» STATED EXERCISE:
Answer with nothing but a number: how many lines include the word "React"?

────────────────────────────────────────

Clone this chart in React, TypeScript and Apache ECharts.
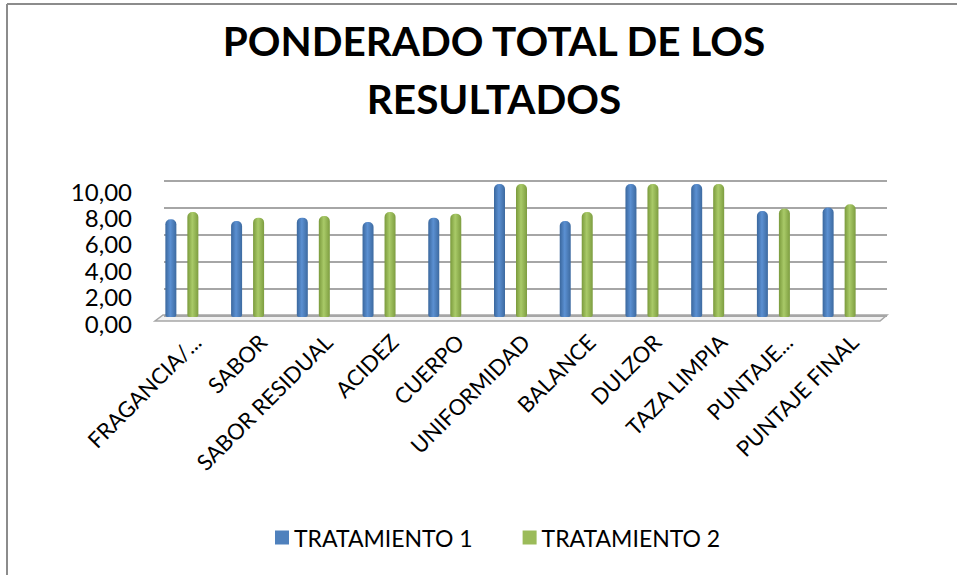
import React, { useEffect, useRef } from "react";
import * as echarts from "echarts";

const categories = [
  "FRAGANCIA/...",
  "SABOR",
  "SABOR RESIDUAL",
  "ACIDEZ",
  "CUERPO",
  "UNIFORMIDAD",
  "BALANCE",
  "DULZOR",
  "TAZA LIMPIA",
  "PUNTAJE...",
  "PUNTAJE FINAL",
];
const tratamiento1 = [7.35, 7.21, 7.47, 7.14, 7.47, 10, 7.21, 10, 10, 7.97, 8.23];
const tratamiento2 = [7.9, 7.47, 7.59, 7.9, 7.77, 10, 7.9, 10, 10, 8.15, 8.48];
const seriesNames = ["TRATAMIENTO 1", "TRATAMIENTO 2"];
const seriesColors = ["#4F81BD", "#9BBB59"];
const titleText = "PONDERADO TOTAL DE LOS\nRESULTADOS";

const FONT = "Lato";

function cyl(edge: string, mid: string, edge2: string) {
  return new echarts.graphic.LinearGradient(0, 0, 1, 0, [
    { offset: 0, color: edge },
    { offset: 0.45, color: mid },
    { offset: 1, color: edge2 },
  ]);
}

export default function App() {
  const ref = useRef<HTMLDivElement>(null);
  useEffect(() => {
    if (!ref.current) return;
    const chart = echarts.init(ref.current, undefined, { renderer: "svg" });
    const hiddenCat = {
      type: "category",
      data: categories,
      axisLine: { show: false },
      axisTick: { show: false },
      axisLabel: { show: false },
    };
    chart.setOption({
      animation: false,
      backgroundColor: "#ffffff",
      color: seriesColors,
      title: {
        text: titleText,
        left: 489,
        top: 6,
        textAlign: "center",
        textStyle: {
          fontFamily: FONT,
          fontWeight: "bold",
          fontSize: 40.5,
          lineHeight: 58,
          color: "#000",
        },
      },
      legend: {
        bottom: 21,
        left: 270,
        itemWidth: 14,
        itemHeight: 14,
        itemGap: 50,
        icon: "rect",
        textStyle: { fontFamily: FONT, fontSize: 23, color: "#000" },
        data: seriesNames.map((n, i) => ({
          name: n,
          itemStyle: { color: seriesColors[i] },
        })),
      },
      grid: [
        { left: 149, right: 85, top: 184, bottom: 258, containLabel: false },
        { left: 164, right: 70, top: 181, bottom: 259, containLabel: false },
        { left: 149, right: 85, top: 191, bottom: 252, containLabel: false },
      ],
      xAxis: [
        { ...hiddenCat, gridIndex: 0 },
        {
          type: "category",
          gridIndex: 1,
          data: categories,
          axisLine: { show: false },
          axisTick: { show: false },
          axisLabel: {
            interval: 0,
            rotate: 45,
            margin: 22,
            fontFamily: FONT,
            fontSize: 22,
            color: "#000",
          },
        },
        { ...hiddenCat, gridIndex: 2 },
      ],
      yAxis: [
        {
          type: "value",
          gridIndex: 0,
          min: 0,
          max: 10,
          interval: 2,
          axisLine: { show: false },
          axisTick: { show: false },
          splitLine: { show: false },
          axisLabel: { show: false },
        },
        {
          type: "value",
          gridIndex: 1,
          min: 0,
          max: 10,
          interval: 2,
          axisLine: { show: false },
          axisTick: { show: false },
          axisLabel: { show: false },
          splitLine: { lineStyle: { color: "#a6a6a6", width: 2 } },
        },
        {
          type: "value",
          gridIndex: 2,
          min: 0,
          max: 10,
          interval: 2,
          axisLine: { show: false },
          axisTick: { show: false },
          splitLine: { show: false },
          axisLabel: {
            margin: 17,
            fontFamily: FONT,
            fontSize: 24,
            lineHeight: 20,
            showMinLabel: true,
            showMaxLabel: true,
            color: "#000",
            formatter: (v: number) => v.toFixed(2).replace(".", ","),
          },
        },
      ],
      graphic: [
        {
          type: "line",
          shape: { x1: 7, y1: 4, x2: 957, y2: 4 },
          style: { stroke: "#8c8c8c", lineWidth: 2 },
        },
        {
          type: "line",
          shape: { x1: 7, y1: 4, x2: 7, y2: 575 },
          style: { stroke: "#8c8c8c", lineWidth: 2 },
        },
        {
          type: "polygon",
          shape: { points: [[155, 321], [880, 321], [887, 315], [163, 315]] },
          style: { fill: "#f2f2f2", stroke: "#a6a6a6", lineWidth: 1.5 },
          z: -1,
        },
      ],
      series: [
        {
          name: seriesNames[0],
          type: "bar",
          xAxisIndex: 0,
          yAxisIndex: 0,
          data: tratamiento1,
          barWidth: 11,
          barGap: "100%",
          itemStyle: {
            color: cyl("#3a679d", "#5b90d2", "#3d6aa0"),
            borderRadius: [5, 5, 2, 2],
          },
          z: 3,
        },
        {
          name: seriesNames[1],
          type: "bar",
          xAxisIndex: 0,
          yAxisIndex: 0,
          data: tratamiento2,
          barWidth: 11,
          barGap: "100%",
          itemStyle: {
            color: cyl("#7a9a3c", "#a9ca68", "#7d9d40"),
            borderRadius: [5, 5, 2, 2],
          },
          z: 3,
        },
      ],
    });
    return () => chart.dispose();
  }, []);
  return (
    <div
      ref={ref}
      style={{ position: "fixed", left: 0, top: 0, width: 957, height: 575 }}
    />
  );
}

────────────────────────────────────────

» WRITTEN SOLUTION:
2